[Code that draws figures]
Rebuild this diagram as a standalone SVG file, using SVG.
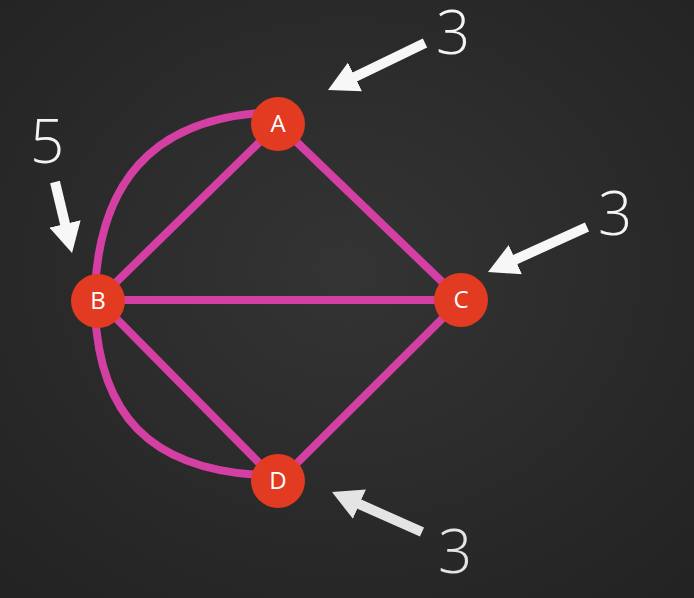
<svg xmlns="http://www.w3.org/2000/svg" width="694" height="598" viewBox="0 0 694 598">
<defs>
<radialGradient id="bg" cx="0.5" cy="0.45" r="0.75">
<stop offset="0" stop-color="#343434"/>
<stop offset="1" stop-color="#222222"/>
</radialGradient>
<marker id="ahw" viewBox="0 0 30 32" refX="2" refY="16" markerWidth="30" markerHeight="32" markerUnits="userSpaceOnUse" orient="auto">
<path d="M0,0 L30,16 L0,32 z" fill="#f7f7f7"/>
</marker>
<marker id="ahg" viewBox="0 0 30 32" refX="2" refY="16" markerWidth="30" markerHeight="32" markerUnits="userSpaceOnUse" orient="auto">
<path d="M0,0 L30,16 L0,32 z" fill="#e4e4e4"/>
</marker>
</defs>
<style>
.edge{stroke:#d43fa3;stroke-width:8;fill:none;stroke-linecap:round}
.node circle{fill:#e33a22}
.node text{fill:#ffffff;font-family:"Open Sans","Liberation Sans",sans-serif;font-size:24px;text-anchor:middle}
.deg{font-family:"Open Sans","Liberation Sans",sans-serif;font-weight:300;font-size:60px;text-anchor:middle;fill:#f4f4f4}
.arrow{stroke:#f7f7f7;stroke-width:10;fill:none}
</style>
<rect width="694" height="598" fill="url(#bg)"/>
<g id="connectors">
<line class="edge" x1="98" y1="300" x2="278" y2="124"/>
<line class="edge" x1="278" y1="124" x2="461" y2="300"/>
<line class="edge" x1="98" y1="300" x2="461" y2="300"/>
<line class="edge" x1="98" y1="300" x2="278" y2="482"/>
<line class="edge" x1="461" y1="300" x2="278" y2="482"/>
<path class="edge" d="M95 290 C100 185 150 122 258 113"/>
<path class="edge" d="M95 312 C100 415 150 468 258 475"/>
</g>
<g id="A" class="node"><circle cx="278" cy="124" r="27"/><text x="278" y="132">A</text></g>
<g id="B" class="node"><circle cx="98" cy="301" r="27"/><text x="98" y="309">B</text></g>
<g id="C" class="node"><circle cx="461" cy="300" r="27"/><text x="461" y="308">C</text></g>
<g id="D" class="node"><circle cx="278" cy="481" r="27"/><text x="278" y="489">D</text></g>
<g id="labels">
<line class="arrow" x1="425" y1="43" x2="353.2" y2="77.8" marker-end="url(#ahw)"/>
<text class="deg" x="453" y="54">3</text>
<line class="arrow" x1="55" y1="182" x2="65.5" y2="225.8" marker-end="url(#ahw)"/>
<text class="deg" x="47" y="163">5</text>
<line class="arrow" x1="587" y1="227" x2="513.5" y2="260.4" marker-end="url(#ahw)"/>
<text class="deg" x="615" y="235">3</text>
<line class="arrow" style="stroke:#e4e4e4" x1="422" y1="532" x2="357.6" y2="503.4" marker-end="url(#ahg)"/>
<text class="deg" style="fill:#e4e4e4" x="455" y="573">3</text>
</g>
</svg>
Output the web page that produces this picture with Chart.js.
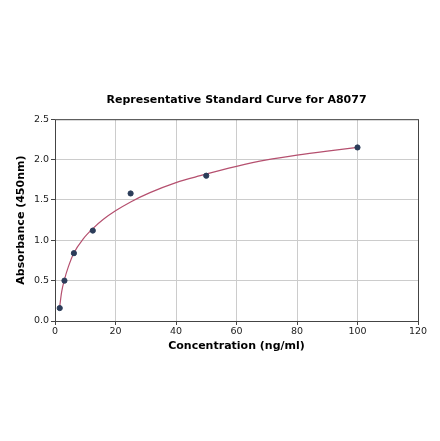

INSTRUCTIONS TO FOLLOW:
Leave out the pictures and retype every line above exactly.

THE OUTPUT:
Rebuild this diagram as a standalone SVG file, using SVG.
<svg xmlns="http://www.w3.org/2000/svg" width="694" height="598" viewBox="0 0 694 598">
<defs>
<radialGradient id="bg" cx="0.5" cy="0.45" r="0.75">
<stop offset="0" stop-color="#343434"/>
<stop offset="1" stop-color="#222222"/>
</radialGradient>
<marker id="ahw" viewBox="0 0 30 32" refX="2" refY="16" markerWidth="30" markerHeight="32" markerUnits="userSpaceOnUse" orient="auto">
<path d="M0,0 L30,16 L0,32 z" fill="#f7f7f7"/>
</marker>
<marker id="ahg" viewBox="0 0 30 32" refX="2" refY="16" markerWidth="30" markerHeight="32" markerUnits="userSpaceOnUse" orient="auto">
<path d="M0,0 L30,16 L0,32 z" fill="#e4e4e4"/>
</marker>
</defs>
<style>
.edge{stroke:#d43fa3;stroke-width:8;fill:none;stroke-linecap:round}
.node circle{fill:#e33a22}
.node text{fill:#ffffff;font-family:"Open Sans","Liberation Sans",sans-serif;font-size:24px;text-anchor:middle}
.deg{font-family:"Open Sans","Liberation Sans",sans-serif;font-weight:300;font-size:60px;text-anchor:middle;fill:#f4f4f4}
.arrow{stroke:#f7f7f7;stroke-width:10;fill:none}
</style>
<rect width="694" height="598" fill="url(#bg)"/>
<g id="connectors">
<line class="edge" x1="98" y1="300" x2="278" y2="124"/>
<line class="edge" x1="278" y1="124" x2="461" y2="300"/>
<line class="edge" x1="98" y1="300" x2="461" y2="300"/>
<line class="edge" x1="98" y1="300" x2="278" y2="482"/>
<line class="edge" x1="461" y1="300" x2="278" y2="482"/>
<path class="edge" d="M95 290 C100 185 150 122 258 113"/>
<path class="edge" d="M95 312 C100 415 150 468 258 475"/>
</g>
<g id="A" class="node"><circle cx="278" cy="124" r="27"/><text x="278" y="132">A</text></g>
<g id="B" class="node"><circle cx="98" cy="301" r="27"/><text x="98" y="309">B</text></g>
<g id="C" class="node"><circle cx="461" cy="300" r="27"/><text x="461" y="308">C</text></g>
<g id="D" class="node"><circle cx="278" cy="481" r="27"/><text x="278" y="489">D</text></g>
<g id="labels">
<line class="arrow" x1="425" y1="43" x2="353.2" y2="77.8" marker-end="url(#ahw)"/>
<text class="deg" x="453" y="54">3</text>
<line class="arrow" x1="55" y1="182" x2="65.5" y2="225.8" marker-end="url(#ahw)"/>
<text class="deg" x="47" y="163">5</text>
<line class="arrow" x1="587" y1="227" x2="513.5" y2="260.4" marker-end="url(#ahw)"/>
<text class="deg" x="615" y="235">3</text>
<line class="arrow" style="stroke:#e4e4e4" x1="422" y1="532" x2="357.6" y2="503.4" marker-end="url(#ahg)"/>
<text class="deg" style="fill:#e4e4e4" x="455" y="573">3</text>
</g>
</svg>
Output the web page that produces this picture with Chart.js.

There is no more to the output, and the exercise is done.